Abstract

There is a consensus among academics and practitioners that ICT investments should be carefully justified, measured and controlled. This is not different for the development of a service architecture or the development of particular services as such. In practice, the traditional capital investment appraisal techniques (CIAT’s) such as payback period or net present value are by far the most used techniques for assessing the feasibility of ICT investments. Nevertheless, serious doubts about the fitness of these techniques in a service based value net environment arise. Value nets have special characteristics such as high flexibility and agility, re-use of services,… that makes the use of these techniques very difficult and the reliability of the outcome most uncertain. Efforts are made to find more appropriate techniques. In the past, CIAT’s have been adjusted so that these techniques become more reliable in an ICT environment and new justification methods and techniques have been developed. However neither these adjusted techniques nor the new techniques are frequently used.
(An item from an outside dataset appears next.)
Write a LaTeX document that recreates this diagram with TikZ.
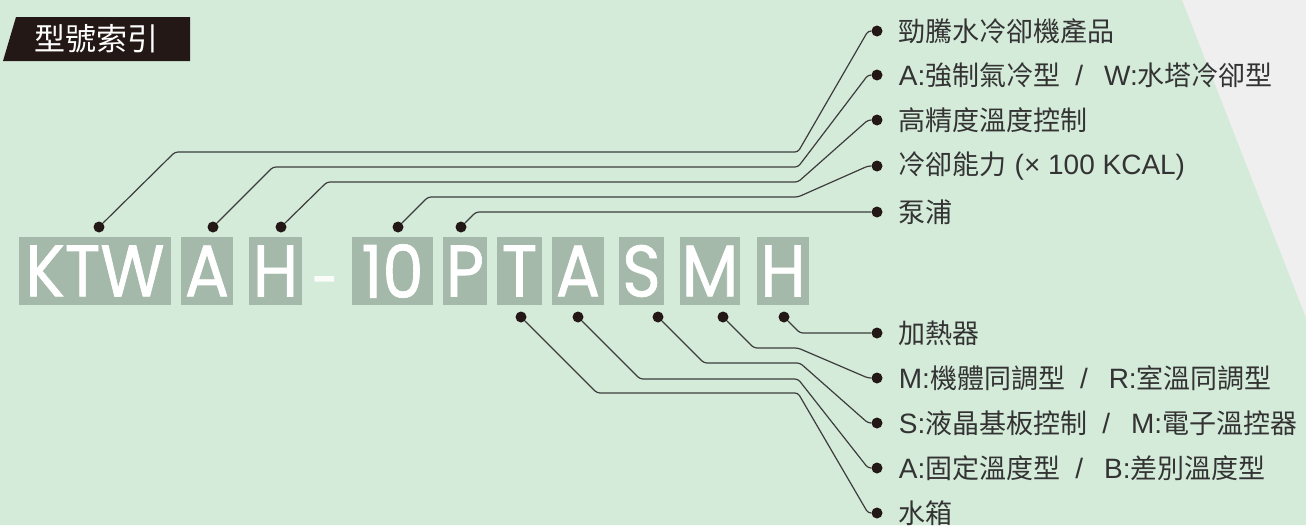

This might be explained by the fact that the outcome of these techniques is difficult to interpret and to use and the fact that some significant problems (like the estimation of hidden costs) remain unsolved. Moreover, most of the new techniques are still in the conceptual phase. In this paper we evaluate these adjusted and new techniques in the light of service oriented architectures. We will argue that non of the techniques offers a good solution for assessing the business value of IS services. Despite the existence of a wealth of literature, the IS community appears to be no nearer to a solution to many problems associated with ICT appraisal. This is potentially problematic when dealing with investments in emerging technology such as IS services or service architectures. Since all techniques presented in the article have their drawbacks, it is safe to say that reliance on a sole technique may lead to sub-optimalisation or even failure. Therefore it makes sense to use a mixture of techniques, eliminating or diminishing the weaknesses of each of the techniques used. We strongly recommend a multi-layer evaluation process, or an evaluation process derived from the balanced scorecard, for the appraisal of investments in services or service architectures.